> [PROMPT]: Starting with the first line of the listing, quote each line exactly until and including the one with "1.10, 1.09, 1.09]", leaving pictures out.
___ STORED DATA ___
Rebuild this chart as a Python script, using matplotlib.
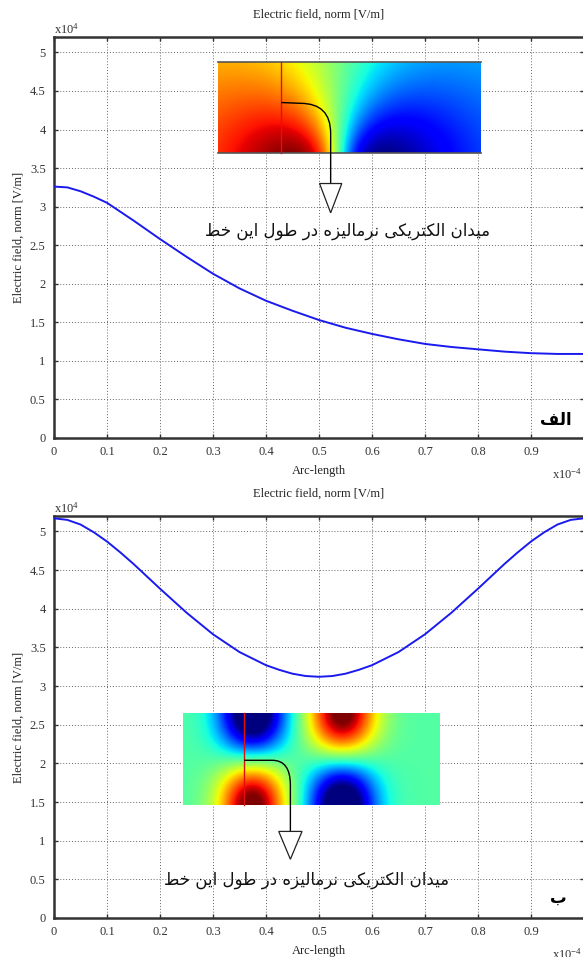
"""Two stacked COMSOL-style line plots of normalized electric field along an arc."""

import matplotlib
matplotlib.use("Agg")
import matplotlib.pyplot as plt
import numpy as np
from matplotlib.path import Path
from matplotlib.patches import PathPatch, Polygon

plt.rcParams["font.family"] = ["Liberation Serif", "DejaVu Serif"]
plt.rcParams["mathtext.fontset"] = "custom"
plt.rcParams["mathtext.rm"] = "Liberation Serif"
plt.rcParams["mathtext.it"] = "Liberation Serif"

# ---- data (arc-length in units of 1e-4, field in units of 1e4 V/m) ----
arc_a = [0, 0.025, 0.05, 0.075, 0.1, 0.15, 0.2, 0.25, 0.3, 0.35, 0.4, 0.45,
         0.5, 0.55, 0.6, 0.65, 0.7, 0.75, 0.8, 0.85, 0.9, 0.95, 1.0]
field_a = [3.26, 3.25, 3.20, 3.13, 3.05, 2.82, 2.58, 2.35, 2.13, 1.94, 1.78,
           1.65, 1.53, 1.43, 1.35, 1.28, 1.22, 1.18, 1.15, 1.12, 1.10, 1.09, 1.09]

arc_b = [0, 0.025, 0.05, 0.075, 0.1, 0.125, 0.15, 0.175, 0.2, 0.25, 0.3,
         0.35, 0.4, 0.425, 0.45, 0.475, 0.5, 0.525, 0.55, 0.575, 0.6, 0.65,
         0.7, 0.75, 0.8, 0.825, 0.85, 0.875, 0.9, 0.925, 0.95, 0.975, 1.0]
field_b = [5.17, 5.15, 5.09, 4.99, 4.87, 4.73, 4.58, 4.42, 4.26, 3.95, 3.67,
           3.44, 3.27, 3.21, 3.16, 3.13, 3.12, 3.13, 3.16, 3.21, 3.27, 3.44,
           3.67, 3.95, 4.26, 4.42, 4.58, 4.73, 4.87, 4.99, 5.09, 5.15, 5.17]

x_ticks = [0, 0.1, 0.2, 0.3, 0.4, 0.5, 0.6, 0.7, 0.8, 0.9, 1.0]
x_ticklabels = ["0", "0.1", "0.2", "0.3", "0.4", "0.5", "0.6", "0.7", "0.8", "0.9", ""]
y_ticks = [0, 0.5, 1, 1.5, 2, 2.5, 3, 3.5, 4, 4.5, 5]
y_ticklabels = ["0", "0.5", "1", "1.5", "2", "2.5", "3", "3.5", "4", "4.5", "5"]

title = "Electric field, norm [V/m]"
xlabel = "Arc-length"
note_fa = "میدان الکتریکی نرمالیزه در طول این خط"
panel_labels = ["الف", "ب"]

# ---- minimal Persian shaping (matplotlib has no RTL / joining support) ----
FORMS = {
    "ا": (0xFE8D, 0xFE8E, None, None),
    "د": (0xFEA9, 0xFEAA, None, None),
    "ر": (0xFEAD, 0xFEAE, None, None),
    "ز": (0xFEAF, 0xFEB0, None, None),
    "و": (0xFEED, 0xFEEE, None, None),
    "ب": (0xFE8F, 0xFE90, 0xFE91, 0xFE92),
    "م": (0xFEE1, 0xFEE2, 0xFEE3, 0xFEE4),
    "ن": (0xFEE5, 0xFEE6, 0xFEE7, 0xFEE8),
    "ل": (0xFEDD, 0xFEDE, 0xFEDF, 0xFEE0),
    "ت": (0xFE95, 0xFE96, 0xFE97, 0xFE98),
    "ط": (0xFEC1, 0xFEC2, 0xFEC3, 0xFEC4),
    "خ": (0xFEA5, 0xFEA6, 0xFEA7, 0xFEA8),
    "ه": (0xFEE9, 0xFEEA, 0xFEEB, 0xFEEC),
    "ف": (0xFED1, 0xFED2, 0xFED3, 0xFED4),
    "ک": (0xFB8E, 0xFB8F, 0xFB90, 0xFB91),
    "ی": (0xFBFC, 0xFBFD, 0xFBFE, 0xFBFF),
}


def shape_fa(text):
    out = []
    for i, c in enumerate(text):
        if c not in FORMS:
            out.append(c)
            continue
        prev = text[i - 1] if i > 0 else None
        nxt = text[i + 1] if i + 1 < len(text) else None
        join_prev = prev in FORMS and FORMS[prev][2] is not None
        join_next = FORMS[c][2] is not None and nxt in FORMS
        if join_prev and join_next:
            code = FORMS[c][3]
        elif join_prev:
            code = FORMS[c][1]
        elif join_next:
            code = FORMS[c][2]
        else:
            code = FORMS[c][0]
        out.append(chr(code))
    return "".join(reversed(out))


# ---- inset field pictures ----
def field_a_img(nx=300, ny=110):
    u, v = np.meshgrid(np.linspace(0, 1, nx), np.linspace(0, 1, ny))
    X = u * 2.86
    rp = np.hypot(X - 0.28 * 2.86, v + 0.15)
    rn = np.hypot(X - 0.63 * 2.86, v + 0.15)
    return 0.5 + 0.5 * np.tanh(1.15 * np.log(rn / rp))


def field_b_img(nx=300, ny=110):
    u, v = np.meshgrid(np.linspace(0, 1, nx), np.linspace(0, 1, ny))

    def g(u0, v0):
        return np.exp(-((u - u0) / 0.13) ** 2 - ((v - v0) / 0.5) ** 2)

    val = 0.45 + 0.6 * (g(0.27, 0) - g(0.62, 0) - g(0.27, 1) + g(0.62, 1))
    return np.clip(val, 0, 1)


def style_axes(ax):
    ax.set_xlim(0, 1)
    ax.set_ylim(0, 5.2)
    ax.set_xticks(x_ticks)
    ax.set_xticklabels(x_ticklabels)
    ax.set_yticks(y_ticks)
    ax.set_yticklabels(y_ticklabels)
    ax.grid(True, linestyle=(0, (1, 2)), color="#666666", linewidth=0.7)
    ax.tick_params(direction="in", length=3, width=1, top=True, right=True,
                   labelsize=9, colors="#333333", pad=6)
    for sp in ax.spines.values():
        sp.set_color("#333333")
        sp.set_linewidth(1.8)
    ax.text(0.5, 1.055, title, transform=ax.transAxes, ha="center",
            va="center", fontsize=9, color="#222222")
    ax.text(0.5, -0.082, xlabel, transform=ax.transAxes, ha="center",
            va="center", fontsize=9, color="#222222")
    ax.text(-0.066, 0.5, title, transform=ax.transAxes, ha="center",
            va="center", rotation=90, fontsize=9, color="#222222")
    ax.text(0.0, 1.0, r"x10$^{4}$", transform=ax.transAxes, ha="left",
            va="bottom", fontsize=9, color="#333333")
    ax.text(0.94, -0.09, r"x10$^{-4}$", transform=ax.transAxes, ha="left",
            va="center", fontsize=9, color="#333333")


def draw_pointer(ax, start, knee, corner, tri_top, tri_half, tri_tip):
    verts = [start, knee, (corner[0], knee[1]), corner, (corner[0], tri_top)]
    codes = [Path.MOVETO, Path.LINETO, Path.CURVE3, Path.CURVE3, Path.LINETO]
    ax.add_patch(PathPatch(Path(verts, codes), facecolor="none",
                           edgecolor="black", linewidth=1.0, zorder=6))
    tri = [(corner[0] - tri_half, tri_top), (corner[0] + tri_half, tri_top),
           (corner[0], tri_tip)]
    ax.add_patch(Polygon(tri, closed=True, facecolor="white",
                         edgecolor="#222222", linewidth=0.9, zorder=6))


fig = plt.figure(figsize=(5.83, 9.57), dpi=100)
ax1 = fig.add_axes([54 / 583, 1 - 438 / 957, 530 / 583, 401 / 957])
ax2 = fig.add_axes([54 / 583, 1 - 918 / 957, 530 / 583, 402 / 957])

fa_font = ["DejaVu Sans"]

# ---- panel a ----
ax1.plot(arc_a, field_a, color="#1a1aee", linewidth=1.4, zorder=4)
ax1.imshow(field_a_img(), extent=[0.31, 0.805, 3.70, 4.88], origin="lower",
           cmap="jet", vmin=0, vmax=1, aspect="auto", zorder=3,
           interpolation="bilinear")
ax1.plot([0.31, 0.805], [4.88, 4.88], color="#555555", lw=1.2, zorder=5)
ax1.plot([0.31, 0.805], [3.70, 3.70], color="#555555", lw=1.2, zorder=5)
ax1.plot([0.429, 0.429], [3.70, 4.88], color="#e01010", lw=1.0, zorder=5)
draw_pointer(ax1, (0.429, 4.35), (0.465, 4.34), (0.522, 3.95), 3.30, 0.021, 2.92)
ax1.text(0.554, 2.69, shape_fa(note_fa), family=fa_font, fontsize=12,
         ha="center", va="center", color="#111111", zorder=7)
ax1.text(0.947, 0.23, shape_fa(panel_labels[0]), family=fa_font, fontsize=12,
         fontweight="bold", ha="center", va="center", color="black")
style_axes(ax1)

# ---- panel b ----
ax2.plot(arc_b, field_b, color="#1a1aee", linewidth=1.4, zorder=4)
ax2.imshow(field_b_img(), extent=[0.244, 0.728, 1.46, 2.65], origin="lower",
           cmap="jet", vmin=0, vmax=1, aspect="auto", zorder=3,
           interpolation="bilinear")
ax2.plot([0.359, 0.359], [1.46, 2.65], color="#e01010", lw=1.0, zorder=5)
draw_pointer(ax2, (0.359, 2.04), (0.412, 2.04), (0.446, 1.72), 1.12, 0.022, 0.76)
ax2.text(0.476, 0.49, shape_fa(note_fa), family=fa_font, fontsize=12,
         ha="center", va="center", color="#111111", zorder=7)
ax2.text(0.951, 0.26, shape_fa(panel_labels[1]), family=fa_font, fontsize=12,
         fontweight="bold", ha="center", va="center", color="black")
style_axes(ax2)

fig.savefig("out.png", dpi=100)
___
> [ANSWER TO THE EXERCISE]:
Rebuild this chart as a Python script, using matplotlib.
"""Two stacked COMSOL-style line plots of normalized electric field along an arc."""

import matplotlib
matplotlib.use("Agg")
import matplotlib.pyplot as plt
import numpy as np
from matplotlib.path import Path
from matplotlib.patches import PathPatch, Polygon

plt.rcParams["font.family"] = ["Liberation Serif", "DejaVu Serif"]
plt.rcParams["mathtext.fontset"] = "custom"
plt.rcParams["mathtext.rm"] = "Liberation Serif"
plt.rcParams["mathtext.it"] = "Liberation Serif"

# ---- data (arc-length in units of 1e-4, field in units of 1e4 V/m) ----
arc_a = [0, 0.025, 0.05, 0.075, 0.1, 0.15, 0.2, 0.25, 0.3, 0.35, 0.4, 0.45,
         0.5, 0.55, 0.6, 0.65, 0.7, 0.75, 0.8, 0.85, 0.9, 0.95, 1.0]
field_a = [3.26, 3.25, 3.20, 3.13, 3.05, 2.82, 2.58, 2.35, 2.13, 1.94, 1.78,
           1.65, 1.53, 1.43, 1.35, 1.28, 1.22, 1.18, 1.15, 1.12, 1.10, 1.09, 1.09]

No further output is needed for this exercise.